___ Provided information ___

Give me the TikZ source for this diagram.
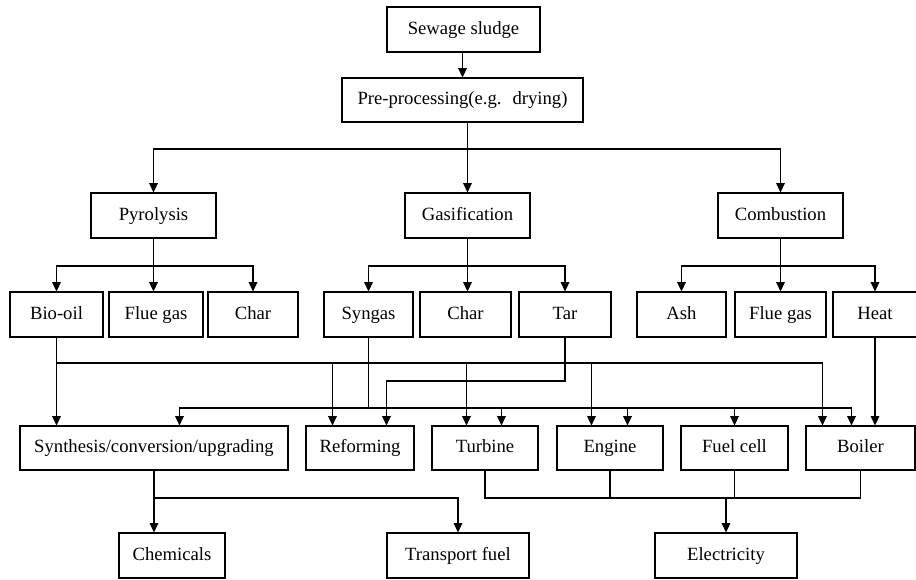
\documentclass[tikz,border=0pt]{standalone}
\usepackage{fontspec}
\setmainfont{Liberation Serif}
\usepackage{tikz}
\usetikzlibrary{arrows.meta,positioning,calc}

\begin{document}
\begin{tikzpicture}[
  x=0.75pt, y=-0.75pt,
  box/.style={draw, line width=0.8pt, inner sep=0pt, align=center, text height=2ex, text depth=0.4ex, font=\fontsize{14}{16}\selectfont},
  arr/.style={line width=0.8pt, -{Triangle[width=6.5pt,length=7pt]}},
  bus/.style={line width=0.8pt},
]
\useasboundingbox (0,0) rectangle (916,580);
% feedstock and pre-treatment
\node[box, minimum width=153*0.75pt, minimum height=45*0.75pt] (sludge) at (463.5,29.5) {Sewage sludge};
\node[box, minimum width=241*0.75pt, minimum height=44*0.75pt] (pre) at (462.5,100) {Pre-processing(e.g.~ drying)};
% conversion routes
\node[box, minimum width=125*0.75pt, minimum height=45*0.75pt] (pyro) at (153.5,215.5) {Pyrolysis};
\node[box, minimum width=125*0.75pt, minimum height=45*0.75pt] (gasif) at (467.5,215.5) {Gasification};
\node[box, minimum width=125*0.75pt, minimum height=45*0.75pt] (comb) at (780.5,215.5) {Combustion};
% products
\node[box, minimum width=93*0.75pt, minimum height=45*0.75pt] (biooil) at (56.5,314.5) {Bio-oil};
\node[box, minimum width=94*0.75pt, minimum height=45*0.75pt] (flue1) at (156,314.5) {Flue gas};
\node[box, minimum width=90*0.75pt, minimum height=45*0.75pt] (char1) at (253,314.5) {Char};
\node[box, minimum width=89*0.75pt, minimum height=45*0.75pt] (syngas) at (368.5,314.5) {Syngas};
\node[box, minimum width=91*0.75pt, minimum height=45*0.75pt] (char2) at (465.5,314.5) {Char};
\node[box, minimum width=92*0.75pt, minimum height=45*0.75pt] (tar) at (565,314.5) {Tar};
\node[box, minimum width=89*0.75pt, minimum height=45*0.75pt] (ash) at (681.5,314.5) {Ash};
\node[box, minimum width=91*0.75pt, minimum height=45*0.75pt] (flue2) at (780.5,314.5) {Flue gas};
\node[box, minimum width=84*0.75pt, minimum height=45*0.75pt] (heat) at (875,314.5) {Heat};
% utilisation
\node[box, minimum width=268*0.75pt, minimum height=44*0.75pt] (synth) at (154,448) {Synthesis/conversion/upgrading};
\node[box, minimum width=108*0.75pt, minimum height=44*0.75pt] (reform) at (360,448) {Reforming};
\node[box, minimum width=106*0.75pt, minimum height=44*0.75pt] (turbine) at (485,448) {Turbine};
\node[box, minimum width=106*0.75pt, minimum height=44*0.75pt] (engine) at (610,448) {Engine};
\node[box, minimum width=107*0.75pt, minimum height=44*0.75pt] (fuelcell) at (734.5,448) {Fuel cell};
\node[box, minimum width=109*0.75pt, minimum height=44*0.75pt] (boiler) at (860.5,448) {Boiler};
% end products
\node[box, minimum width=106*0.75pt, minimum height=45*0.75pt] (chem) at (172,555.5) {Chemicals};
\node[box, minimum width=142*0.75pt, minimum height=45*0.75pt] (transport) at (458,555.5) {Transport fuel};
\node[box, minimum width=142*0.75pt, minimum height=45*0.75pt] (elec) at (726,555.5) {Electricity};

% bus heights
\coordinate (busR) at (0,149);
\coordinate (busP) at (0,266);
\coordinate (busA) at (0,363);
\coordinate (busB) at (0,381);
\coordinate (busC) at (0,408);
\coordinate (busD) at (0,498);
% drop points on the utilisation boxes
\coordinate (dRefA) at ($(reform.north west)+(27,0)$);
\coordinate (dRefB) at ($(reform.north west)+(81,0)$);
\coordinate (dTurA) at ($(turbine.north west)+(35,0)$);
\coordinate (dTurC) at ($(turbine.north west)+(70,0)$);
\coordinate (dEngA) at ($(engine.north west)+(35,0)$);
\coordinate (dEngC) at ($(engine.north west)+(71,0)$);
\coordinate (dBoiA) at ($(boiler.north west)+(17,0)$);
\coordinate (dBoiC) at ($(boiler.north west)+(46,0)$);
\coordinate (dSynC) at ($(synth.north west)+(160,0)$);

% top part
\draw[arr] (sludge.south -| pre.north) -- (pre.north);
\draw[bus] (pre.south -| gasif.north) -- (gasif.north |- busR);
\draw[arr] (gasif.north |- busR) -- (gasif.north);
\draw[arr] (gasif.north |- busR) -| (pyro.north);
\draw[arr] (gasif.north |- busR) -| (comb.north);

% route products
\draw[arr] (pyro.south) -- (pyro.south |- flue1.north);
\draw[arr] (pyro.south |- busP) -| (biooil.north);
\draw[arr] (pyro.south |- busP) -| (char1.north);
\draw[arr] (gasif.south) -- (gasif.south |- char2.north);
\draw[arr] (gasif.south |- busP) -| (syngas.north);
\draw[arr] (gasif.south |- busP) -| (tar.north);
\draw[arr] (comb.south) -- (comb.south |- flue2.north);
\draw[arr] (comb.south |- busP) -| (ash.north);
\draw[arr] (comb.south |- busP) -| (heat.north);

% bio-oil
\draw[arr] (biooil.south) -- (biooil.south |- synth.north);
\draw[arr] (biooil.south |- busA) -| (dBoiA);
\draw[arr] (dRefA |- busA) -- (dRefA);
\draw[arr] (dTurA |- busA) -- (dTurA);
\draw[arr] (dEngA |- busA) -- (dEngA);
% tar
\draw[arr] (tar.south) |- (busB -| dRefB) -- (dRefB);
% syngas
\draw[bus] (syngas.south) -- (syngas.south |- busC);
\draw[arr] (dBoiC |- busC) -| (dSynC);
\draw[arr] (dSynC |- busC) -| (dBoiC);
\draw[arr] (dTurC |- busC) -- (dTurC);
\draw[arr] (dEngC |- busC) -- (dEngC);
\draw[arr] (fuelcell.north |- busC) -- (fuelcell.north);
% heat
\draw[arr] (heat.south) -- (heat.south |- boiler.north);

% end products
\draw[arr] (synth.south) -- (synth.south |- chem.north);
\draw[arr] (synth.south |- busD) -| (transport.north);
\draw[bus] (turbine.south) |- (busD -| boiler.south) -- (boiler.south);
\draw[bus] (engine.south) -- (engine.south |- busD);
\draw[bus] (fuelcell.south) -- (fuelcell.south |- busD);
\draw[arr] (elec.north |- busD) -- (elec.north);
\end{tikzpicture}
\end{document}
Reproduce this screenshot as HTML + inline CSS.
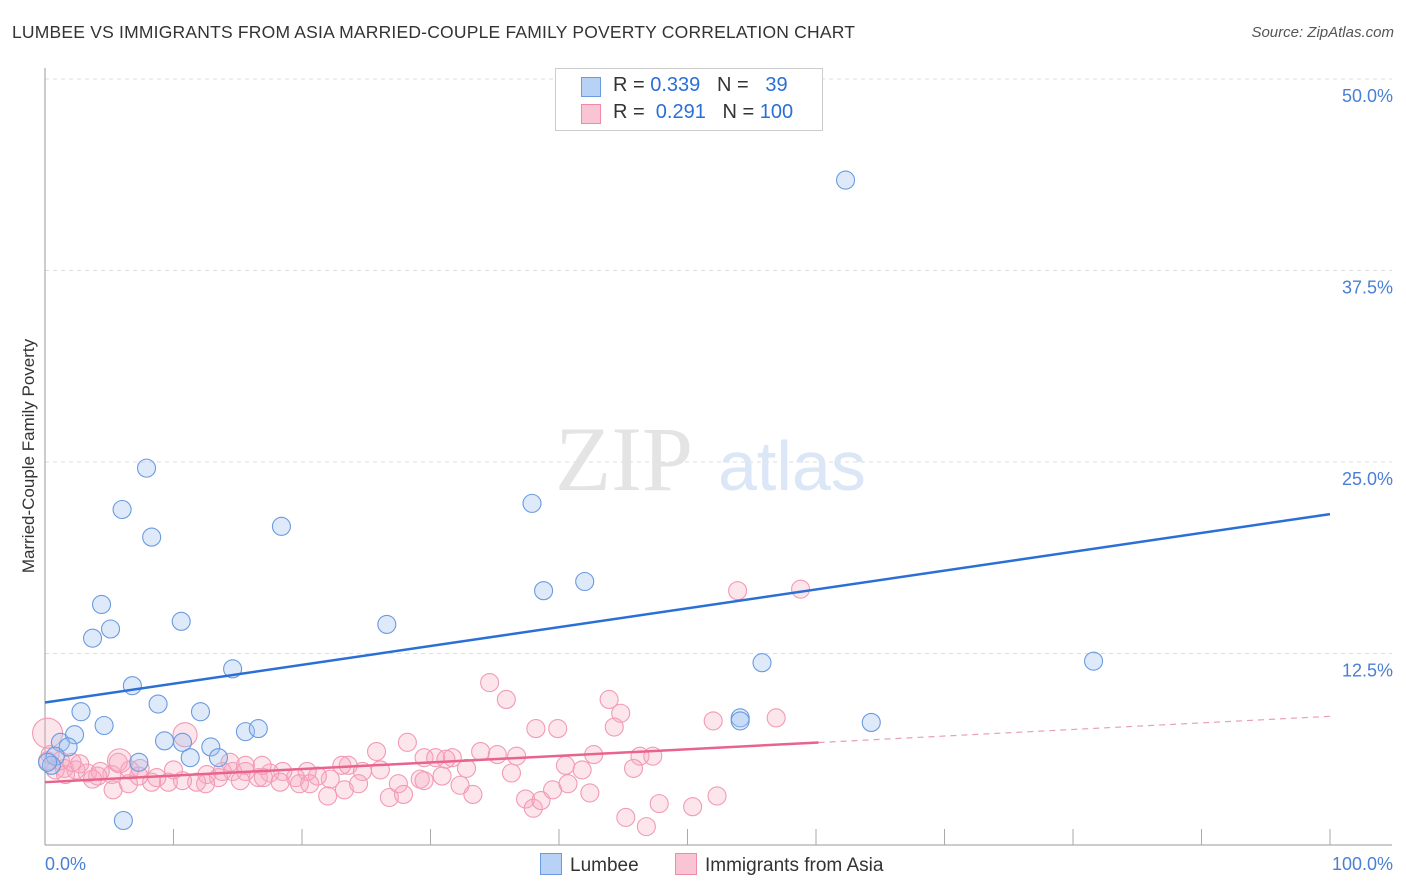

___

What comes back should match the records exactly, minus any pictures.

*Answer to the task*.
Give me the TikZ source for this diagram.
\documentclass[tikz,border=0pt]{standalone}
\usepackage{fontspec}
\setmainfont{Liberation Serif}
\usepackage{tikz}
\usetikzlibrary{arrows.meta,positioning,calc}

\begin{document}
\begin{tikzpicture}[
  x=0.75pt, y=-0.75pt,
  box/.style={draw, line width=0.8pt, inner sep=0pt, align=center, text height=2ex, text depth=0.4ex, font=\fontsize{14}{16}\selectfont},
  arr/.style={line width=0.8pt, -{Triangle[width=6.5pt,length=7pt]}},
  bus/.style={line width=0.8pt},
]
\useasboundingbox (0,0) rectangle (916,580);
% feedstock and pre-treatment
\node[box, minimum width=153*0.75pt, minimum height=45*0.75pt] (sludge) at (463.5,29.5) {Sewage sludge};
\node[box, minimum width=241*0.75pt, minimum height=44*0.75pt] (pre) at (462.5,100) {Pre-processing(e.g.~ drying)};
% conversion routes
\node[box, minimum width=125*0.75pt, minimum height=45*0.75pt] (pyro) at (153.5,215.5) {Pyrolysis};
\node[box, minimum width=125*0.75pt, minimum height=45*0.75pt] (gasif) at (467.5,215.5) {Gasification};
\node[box, minimum width=125*0.75pt, minimum height=45*0.75pt] (comb) at (780.5,215.5) {Combustion};
% products
\node[box, minimum width=93*0.75pt, minimum height=45*0.75pt] (biooil) at (56.5,314.5) {Bio-oil};
\node[box, minimum width=94*0.75pt, minimum height=45*0.75pt] (flue1) at (156,314.5) {Flue gas};
\node[box, minimum width=90*0.75pt, minimum height=45*0.75pt] (char1) at (253,314.5) {Char};
\node[box, minimum width=89*0.75pt, minimum height=45*0.75pt] (syngas) at (368.5,314.5) {Syngas};
\node[box, minimum width=91*0.75pt, minimum height=45*0.75pt] (char2) at (465.5,314.5) {Char};
\node[box, minimum width=92*0.75pt, minimum height=45*0.75pt] (tar) at (565,314.5) {Tar};
\node[box, minimum width=89*0.75pt, minimum height=45*0.75pt] (ash) at (681.5,314.5) {Ash};
\node[box, minimum width=91*0.75pt, minimum height=45*0.75pt] (flue2) at (780.5,314.5) {Flue gas};
\node[box, minimum width=84*0.75pt, minimum height=45*0.75pt] (heat) at (875,314.5) {Heat};
% utilisation
\node[box, minimum width=268*0.75pt, minimum height=44*0.75pt] (synth) at (154,448) {Synthesis/conversion/upgrading};
\node[box, minimum width=108*0.75pt, minimum height=44*0.75pt] (reform) at (360,448) {Reforming};
\node[box, minimum width=106*0.75pt, minimum height=44*0.75pt] (turbine) at (485,448) {Turbine};
\node[box, minimum width=106*0.75pt, minimum height=44*0.75pt] (engine) at (610,448) {Engine};
\node[box, minimum width=107*0.75pt, minimum height=44*0.75pt] (fuelcell) at (734.5,448) {Fuel cell};
\node[box, minimum width=109*0.75pt, minimum height=44*0.75pt] (boiler) at (860.5,448) {Boiler};
% end products
\node[box, minimum width=106*0.75pt, minimum height=45*0.75pt] (chem) at (172,555.5) {Chemicals};
\node[box, minimum width=142*0.75pt, minimum height=45*0.75pt] (transport) at (458,555.5) {Transport fuel};
\node[box, minimum width=142*0.75pt, minimum height=45*0.75pt] (elec) at (726,555.5) {Electricity};

% bus heights
\coordinate (busR) at (0,149);
\coordinate (busP) at (0,266);
\coordinate (busA) at (0,363);
\coordinate (busB) at (0,381);
\coordinate (busC) at (0,408);
\coordinate (busD) at (0,498);
% drop points on the utilisation boxes
\coordinate (dRefA) at ($(reform.north west)+(27,0)$);
\coordinate (dRefB) at ($(reform.north west)+(81,0)$);
\coordinate (dTurA) at ($(turbine.north west)+(35,0)$);
\coordinate (dTurC) at ($(turbine.north west)+(70,0)$);
\coordinate (dEngA) at ($(engine.north west)+(35,0)$);
\coordinate (dEngC) at ($(engine.north west)+(71,0)$);
\coordinate (dBoiA) at ($(boiler.north west)+(17,0)$);
\coordinate (dBoiC) at ($(boiler.north west)+(46,0)$);
\coordinate (dSynC) at ($(synth.north west)+(160,0)$);

% top part
\draw[arr] (sludge.south -| pre.north) -- (pre.north);
\draw[bus] (pre.south -| gasif.north) -- (gasif.north |- busR);
\draw[arr] (gasif.north |- busR) -- (gasif.north);
\draw[arr] (gasif.north |- busR) -| (pyro.north);
\draw[arr] (gasif.north |- busR) -| (comb.north);

% route products
\draw[arr] (pyro.south) -- (pyro.south |- flue1.north);
\draw[arr] (pyro.south |- busP) -| (biooil.north);
\draw[arr] (pyro.south |- busP) -| (char1.north);
\draw[arr] (gasif.south) -- (gasif.south |- char2.north);
\draw[arr] (gasif.south |- busP) -| (syngas.north);
\draw[arr] (gasif.south |- busP) -| (tar.north);
\draw[arr] (comb.south) -- (comb.south |- flue2.north);
\draw[arr] (comb.south |- busP) -| (ash.north);
\draw[arr] (comb.south |- busP) -| (heat.north);

% bio-oil
\draw[arr] (biooil.south) -- (biooil.south |- synth.north);
\draw[arr] (biooil.south |- busA) -| (dBoiA);
\draw[arr] (dRefA |- busA) -- (dRefA);
\draw[arr] (dTurA |- busA) -- (dTurA);
\draw[arr] (dEngA |- busA) -- (dEngA);
% tar
\draw[arr] (tar.south) |- (busB -| dRefB) -- (dRefB);
% syngas
\draw[bus] (syngas.south) -- (syngas.south |- busC);
\draw[arr] (dBoiC |- busC) -| (dSynC);
\draw[arr] (dSynC |- busC) -| (dBoiC);
\draw[arr] (dTurC |- busC) -- (dTurC);
\draw[arr] (dEngC |- busC) -- (dEngC);
\draw[arr] (fuelcell.north |- busC) -- (fuelcell.north);
% heat
\draw[arr] (heat.south) -- (heat.south |- boiler.north);

% end products
\draw[arr] (synth.south) -- (synth.south |- chem.north);
\draw[arr] (synth.south |- busD) -| (transport.north);
\draw[bus] (turbine.south) |- (busD -| boiler.south) -- (boiler.south);
\draw[bus] (engine.south) -- (engine.south |- busD);
\draw[bus] (fuelcell.south) -- (fuelcell.south |- busD);
\draw[arr] (elec.north |- busD) -- (elec.north);
\end{tikzpicture}
\end{document}
Reproduce this screenshot as HTML + inline CSS.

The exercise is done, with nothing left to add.